Tal vez hacía falta que Dick se enfrentara a la religión, ya que fue una de las primeras en crear otros mundos, en poblarlos de criaturas extraterrestres (ángeles, serafines, demonios), en inventar modos de temporalidad inéditos, metamorfosis corporales (inmaculada concepción, transustanciación). “Si hubiera tenido que reeditar el Antiguo y el Nuevo Testamento, un editor de CF hubiera propuesto, de hecho, darle un nuevo título. El primero se habría titulado El amo del caos y el segundo, La cosa con tres almas”. Toda la cuestión es saber qué tipo de ficción prevalece finalmente en Dick. ¿Acaso la CF se pone al servicio de los delirios religiosos o bien Dick logra incorporarlos a la CF?

Esta es la situación; de un lado, una sucesión de episodios delirantes que lo protegen de un colapso psicótico, pero que perturban el “campo de la realidad”; del otro, la realidad, pero “falseada” por todos los delirios que la atraviesan, económicos, políticos, burocráticos, etc. Sus relatos son como los cuadros sucesivos del combate que dirige contra su propia locura. Es especialmente palpable tras la serie de experiencias religiosas que atraviesa en febrero-marzo de 1974, cuando en Radio Libre Albemuth y Valis, se pone en escena a través de dos personajes distintos: uno que acaba de atravesar justamente episodios psicóticos bajo la forma de experiencias religiosas delirantes; el otro, autor de CF, que se inquieta de la salud mental del primero. Volvemos a encontrar ahí el enfrentamiento entre el loco y el médico, aunque no siempre se sepa cuál es el papel sostenido por cada uno. Este mismo combate, entre posibilidades delirantes y realidad dominante, se encuentra por doquier en Dick.

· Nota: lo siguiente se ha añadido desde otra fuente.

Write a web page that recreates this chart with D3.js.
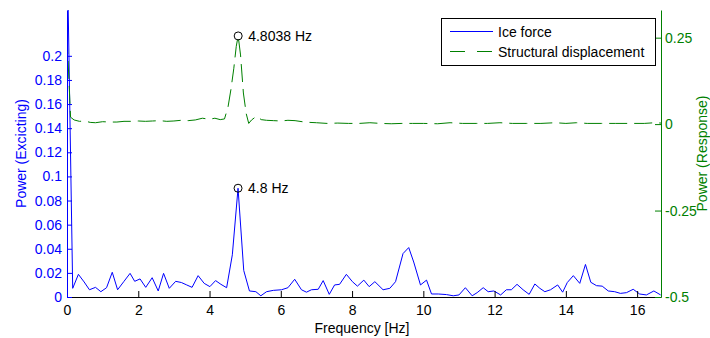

El combate es tanto guerra de los mundos como guerra de los psiquismos. No hay psiquismo cuya coherencia no se vea perturbada por la intrusión de otro psiquismo. Ni mundo cuya realidad no sea alterada por las interferencias de otro mundo; pues la pluralidad de los mundos en Dick no remite a mundos paralelos, yuxtapuestos “como si fueran trajes colgados en un inmenso placard”; ellos no dejan de interferirse, tropezar unos con otros, cada mundo poniendo en discusión la realidad de los otros. La guerra de los mundos es al mismo tiempo una lucha contra la locura. Si existen varios mundos, inevitablemente se plantea la cuestión de saber cuál de entre ellos es real. Una vez más, la pregunta “¿qué es la realidad?” no es un interrogante abstracto, sino que da prueba de la presencia de una locura subyacente. Es ella la que se abre camino a través de esta guerra de los mundos; es ella la que agrieta a sus personajes, altera los objetos, enloquece las máquinas y destruye los mundos.

¿Quiere decir que Dick se pone del lado de la locura, que lucha en favor de las potencias del delirio contra todas las formas de realidad dominante? Sería la función de las “posibilidades delirantes”: discutir la validez de esta realidad, denunciar su falsedad, su arbitrariedad, su artificio. De hecho, hay muchos falsos mundos en las novelas de Dick. ¿O acaso se pone del lado del médico, cuando quiere mostrar hasta qué punto la realidad dominante se encierra también ella en múltiples delirios –burocráticos, económicos, políticos–, que pretenden ser la única realidad, excluyendo cualquier alternativa (tina)? Ciertamente ya no se trata de ser médico de asilo, pero siempre se trata de ocuparse de la salud mental –a menos que, como en Los clanes de la luna Alfana, la Tierra se haya convertido en un asilo de locos–.